* **Source material**:

★ ★ ★ ★

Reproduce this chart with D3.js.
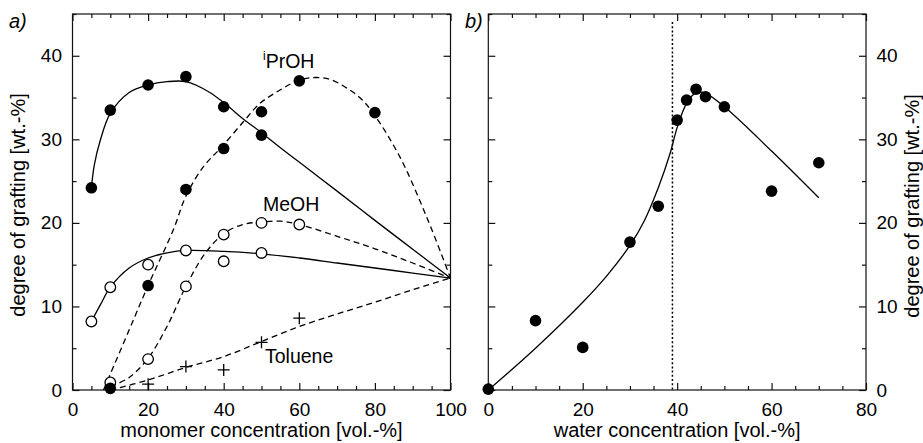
<!DOCTYPE html>
<html>
<head>
<meta charset="utf-8">
<script src="https://cdn.jsdelivr.net/npm/d3@7"></script>
<style>
  body { margin: 0; background: #fff; }
  svg { font-family: "Liberation Sans", Arial, Helvetica, sans-serif; }
  .axis text { font-size: 19px; fill: #000; }
  .axis line { stroke: #111; stroke-width: 1.2; }
  .axisLabel { font-size: 20px; fill: #000; text-anchor: middle; }
</style>
</head>
<body>
<div id="chart"></div>
<script>
// ---- panel a) measured points
const iprSolidX = [5, 10, 20, 30, 40, 50];
const iprSolidY = [24.2, 33.5, 36.5, 37.5, 33.9, 30.5];
const iprDashX = [10, 20, 30, 40, 50, 60, 80];
const iprDashY = [0.2, 12.5, 24, 28.9, 33.3, 37, 33.2];
const meohSolidX = [5, 10, 20, 30, 40, 50];
const meohSolidY = [8.2, 12.3, 15, 16.7, 15.4, 16.4];
const meohDashX = [10, 20, 30, 40, 50, 60];
const meohDashY = [0.9, 3.7, 12.4, 18.6, 20, 19.8];
const tolX = [20, 30, 40, 50, 60];
const tolY = [0.7, 2.8, 2.4, 5.7, 8.6];

// ---- panel a) fitted curves (read off the figure)
const iprSolidFit = [[5,24.2],[5.8,27],[7.3,29.8],[10,33.1],[15,35.6],[20,36.5],[25,36.9],[30,36.9],[36,35.7],[40.8,34.1],[45,32.5],[50,30.8],[55,29.0],[62.8,26.3],[70,23.8],[80,20.3],[90,16.85],[100,13.4]];
const iprDashFit = [[8.2,0],[15,7.2],[20,12.5],[26.7,19.2],[30,23.2],[34.6,26.7],[39.5,29.1],[45.2,32.1],[49.6,34.3],[54.9,35.9],[60,37.1],[64.2,37.4],[68,37.2],[72,36.3],[76,35],[79.6,33.1],[86.6,27.9],[93.7,20.7],[100,13.4]];
const meohSolidFit = [[5,8.2],[7.5,10.3],[10,12.3],[15,14.6],[20,15.8],[25,16.4],[30,16.7],[40,16.6],[50,16.3],[60,15.8],[70,15.2],[80,14.6],[90,14],[100,13.4]];
const meohDashFit = [[10,0.4],[15,1.5],[20,3.8],[25,7.6],[30,12.4],[35,16.3],[40,18.7],[45,19.8],[50,20.1],[55,20.2],[60,19.8],[70,18.4],[80,16.9],[90,15.2],[100,13.4]];
const tolFit = [[10,0],[20,1.2],[30,2.7],[40,4.0],[50,5.8],[60,7.6],[70,9.1],[80,10.5],[90,12],[100,13.4]];

// ---- panel b)
const waterX = [0, 10, 20, 30, 36, 40, 42, 44, 46, 50, 60, 70];
const waterY = [0.1, 8.3, 5.1, 17.7, 22, 32.3, 34.7, 36, 35.1, 33.9, 23.8, 27.2];
const waterFit = [[0,0],[10,5],[20,10.5],[25,13.6],[30,17.3],[33,20.2],[36,24.2],[38.5,28.3],[40,31.4],[42,34.3],[44,35.6],[46,35.5],[50,33.9],[60,28.6],[70,23]];
const criticalWater = 39;

// ticks
const xTicksA = [0, 20, 40, 60, 80, 100];
const xTicksB = [0, 20, 40, 60, 80];
const yTicks = [0, 10, 20, 30, 40];

const width = 923, height = 443;
const svg = d3.select("#chart").append("svg")
    .attr("width", width)
    .attr("height", height);

const plotTop = 14, plotBottom = 390;
const yScale = d3.scaleLinear().domain([0, 45]).range([plotBottom, plotTop]);
const xA = d3.scaleLinear().domain([0, 100]).range([72.5, 450.5]);
const xB = d3.scaleLinear().domain([0, 80]).range([488.3, 866]);

function minorVals(max, step, skip) {
    const v = [];
    for (let i = 0; i <= max; i += step) if (i % skip !== 0) v.push(i);
    return v;
}

function frame(x, labelLeft, labelRight) {
    const [x0, x1] = x.range();
    const xmax = x.domain()[1];
    const xMajor = xmax === 100 ? xTicksA : xTicksB;
    const xMinor = minorVals(xmax, 5, 20);
    const yMinor = minorVals(45, 5, 10);

    // bottom
    svg.append("g").attr("class", "axis")
        .attr("transform", `translate(0,${plotBottom})`)
        .call(d3.axisBottom(x).tickValues(xMajor).tickSize(-7).tickSizeOuter(0).tickPadding(13).tickFormat(d3.format("d")))
        .call(g => g.select(".domain").remove());
    svg.append("g").attr("class", "axis")
        .attr("transform", `translate(0,${plotBottom})`)
        .call(d3.axisBottom(x).tickValues(xMinor).tickSize(-4).tickFormat(""))
        .call(g => g.select(".domain").remove());
    // top
    svg.append("g").attr("class", "axis")
        .attr("transform", `translate(0,${plotTop})`)
        .call(d3.axisTop(x).tickValues(xMajor).tickSize(-7).tickFormat(""))
        .call(g => g.select(".domain").remove());
    svg.append("g").attr("class", "axis")
        .attr("transform", `translate(0,${plotTop})`)
        .call(d3.axisTop(x).tickValues(xMinor).tickSize(-4).tickFormat(""))
        .call(g => g.select(".domain").remove());
    // left
    svg.append("g").attr("class", "axis")
        .attr("transform", `translate(${x0},0)`)
        .call(d3.axisLeft(yScale).tickValues(yTicks).tickSize(-7).tickPadding(10.5).tickFormat(labelLeft ? d3.format("d") : ""))
        .call(g => g.select(".domain").remove());
    svg.append("g").attr("class", "axis")
        .attr("transform", `translate(${x0},0)`)
        .call(d3.axisLeft(yScale).tickValues(yMinor).tickSize(-4).tickFormat(""))
        .call(g => g.select(".domain").remove());
    // right
    svg.append("g").attr("class", "axis")
        .attr("transform", `translate(${x1},0)`)
        .call(d3.axisRight(yScale).tickValues(yTicks).tickSize(-7).tickPadding(10.5).tickFormat(labelRight ? d3.format("d") : ""))
        .call(g => g.select(".domain").remove());
    svg.append("g").attr("class", "axis")
        .attr("transform", `translate(${x1},0)`)
        .call(d3.axisRight(yScale).tickValues(yMinor).tickSize(-4).tickFormat(""))
        .call(g => g.select(".domain").remove());

    svg.append("rect")
        .attr("x", x0).attr("y", plotTop)
        .attr("width", x1 - x0).attr("height", plotBottom - plotTop)
        .attr("fill", "none")
        .attr("stroke", "#111")
        .attr("stroke-width", 1.2);
}

frame(xA, true, false);
frame(xB, false, true);

// curves
function curve(x, pts, dash) {
    const line = d3.line()
        .x(d => x(d[0]))
        .y(d => yScale(d[1]))
        .curve(d3.curveCatmullRom.alpha(0.5));
    svg.append("path")
        .datum(pts)
        .attr("d", line)
        .attr("fill", "none")
        .attr("stroke", "#000")
        .attr("stroke-width", 1.3)
        .attr("stroke-dasharray", dash ? "6,4" : null);
}

curve(xA, iprSolidFit, false);
curve(xA, iprDashFit, true);
curve(xA, meohSolidFit, false);
curve(xA, meohDashFit, true);
curve(xA, tolFit, true);
curve(xB, waterFit, false);

// dotted vertical line
svg.append("line")
    .attr("x1", xB(criticalWater)).attr("x2", xB(criticalWater))
    .attr("y1", plotTop + 8).attr("y2", plotBottom)
    .attr("stroke", "#000")
    .attr("stroke-width", 1.5)
    .attr("stroke-dasharray", "2,2.2");

// markers
function dots(x, xs, ys, filled) {
    svg.append("g").selectAll("circle")
        .data(xs.map((d, i) => [d, ys[i]]))
        .enter()
        .append("circle")
            .attr("cx", d => x(d[0]))
            .attr("cy", d => yScale(d[1]))
            .attr("r", filled ? 5.8 : 5.3)
            .attr("fill", filled ? "#000" : "#fff")
            .attr("stroke", "#000")
            .attr("stroke-width", filled ? 0 : 1.3);
}

dots(xA, meohSolidX, meohSolidY, false);
dots(xA, meohDashX, meohDashY, false);
dots(xA, iprSolidX, iprSolidY, true);
dots(xA, iprDashX, iprDashY, true);
dots(xB, waterX, waterY, true);

svg.append("g").selectAll("path")
    .data(tolX.map((d, i) => [d, tolY[i]]))
    .enter()
    .append("path")
        .attr("transform", d => `translate(${xA(d[0])},${yScale(d[1])})`)
        .attr("d", "M-6,0H6M0,-6V6")
        .attr("stroke", "#000")
        .attr("stroke-width", 1.3);

// in-plot labels
const ipr = svg.append("text").attr("x", 263).attr("y", 68).style("font-size", "19.5px");
ipr.append("tspan").text("i").style("font-size", "12px").attr("dy", -8);
ipr.append("tspan").text("PrOH").attr("dy", 8);
svg.append("text").attr("x", 263).attr("y", 211).style("font-size", "19.5px").text("MeOH");
svg.append("text").attr("x", 265).attr("y", 363).style("font-size", "19.5px").text("Toluene");

// panel letters
svg.append("text").attr("x", 9).attr("y", 28).style("font-size", "20px").style("font-style", "italic").text("a)");
svg.append("text").attr("x", 465).attr("y", 28).style("font-size", "20px").style("font-style", "italic").text("b)");

// axis labels
svg.append("text").attr("class", "axisLabel")
    .attr("x", (xA.range()[0] + xA.range()[1]) / 2).attr("y", 437)
    .text("monomer concentration [vol.-%]");
svg.append("text").attr("class", "axisLabel")
    .attr("x", (xB.range()[0] + xB.range()[1]) / 2).attr("y", 437)
    .text("water concentration [vol.-%]");
svg.append("text").attr("class", "axisLabel")
    .attr("transform", "rotate(-90)")
    .attr("x", -205).attr("y", 25)
    .text("degree of grafting [wt.-%]");
svg.append("text").attr("class", "axisLabel")
    .attr("transform", "rotate(-90)")
    .attr("x", -206).attr("y", 919)
    .text("degree of grafting [wt.-%]");
</script>
</body>
</html>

★ ★ ★ ★

* **What is asked**: Pick out and copy the lines of the material that include the word "chart".

* **Final answer**:
Reproduce this chart with D3.js.
<div id="chart"></div>
const svg = d3.select("#chart").append("svg")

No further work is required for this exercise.